My Family’s Chalice Nights have become a grounding refuge of sacred time during our week. Although our commitment is only three hours a week it has become a restorative going in and connecting that we all look forward to. It has enabled us to explore the gift of time. It has allowed us to increase our understanding of each other, the importance of family and how we exist in the world throughout the rest of our week. Observing Chalice Night isn’t always easy. There are times when one of us is feeling less than Sabbath ready. But even those difficult Friday nights offer a check in, alerting us that we are more out of balance than perhaps we were aware. Periodically we have to skip a Chalice Night due to some other pressing obligation but we feel that we missed out on something important. Almost as if a beloved member of our family was not with us. I believe for the majority of us time has been forsaken; the gift of time has been replaced by the cultural idolatry of materialism. But objects and things are poor pacifiers that do not nourish our hungry souls. We ache at the hollow inside.

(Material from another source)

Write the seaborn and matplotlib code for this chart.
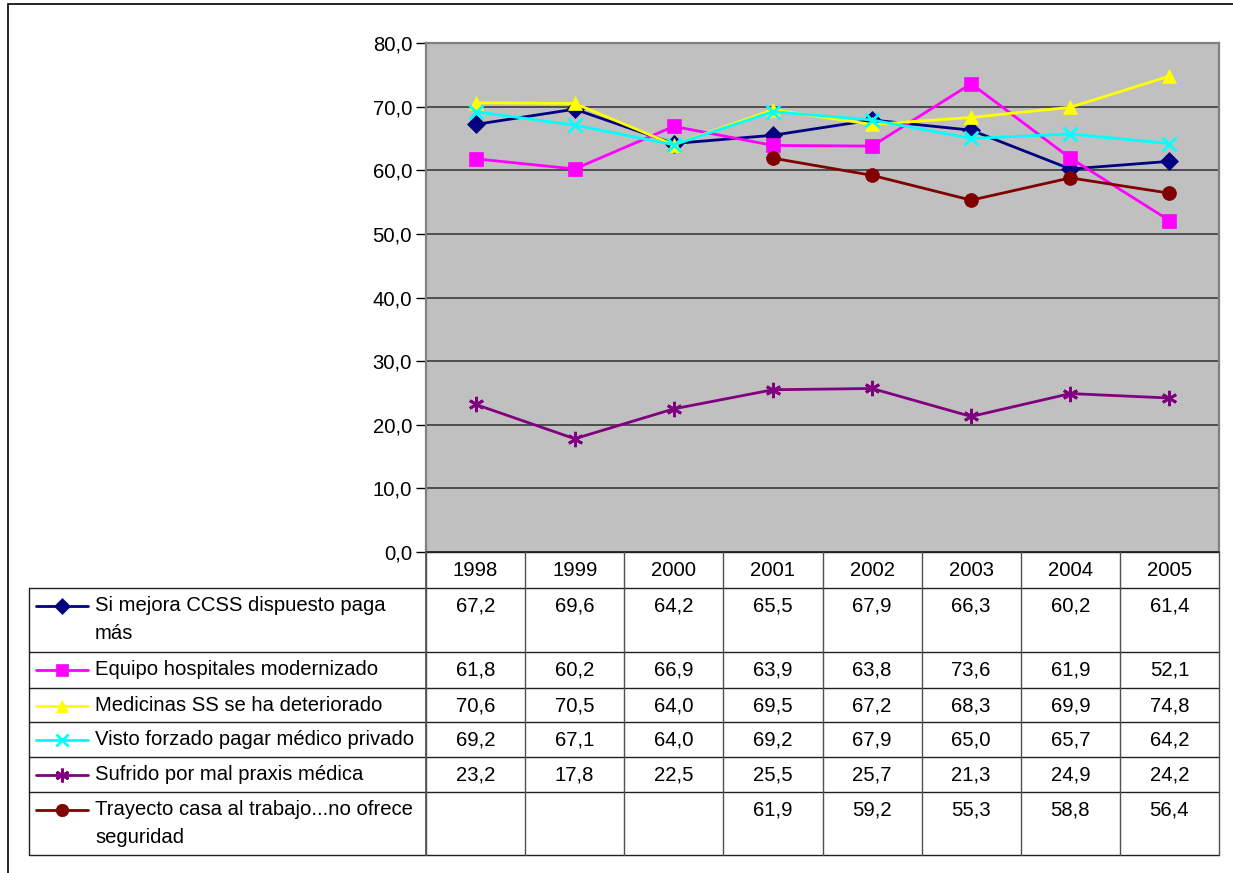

I leave you with this question from Rabbi Heschel;
“To set apart one day a week for freedom, a day on which we would not use the instruments which have been so easily turned into weapons of destruction, a day for being with ourselves, a day of detachment from the vulgar, of independence of external obligations, a day on which we stop worshipping the idols of technical civilization, a day on which we use no money, a day of armistice in the economic struggle with our fellow men and the forces of nature – is there any institution that holds out a greater hope for man’s progress than the Sabbath?”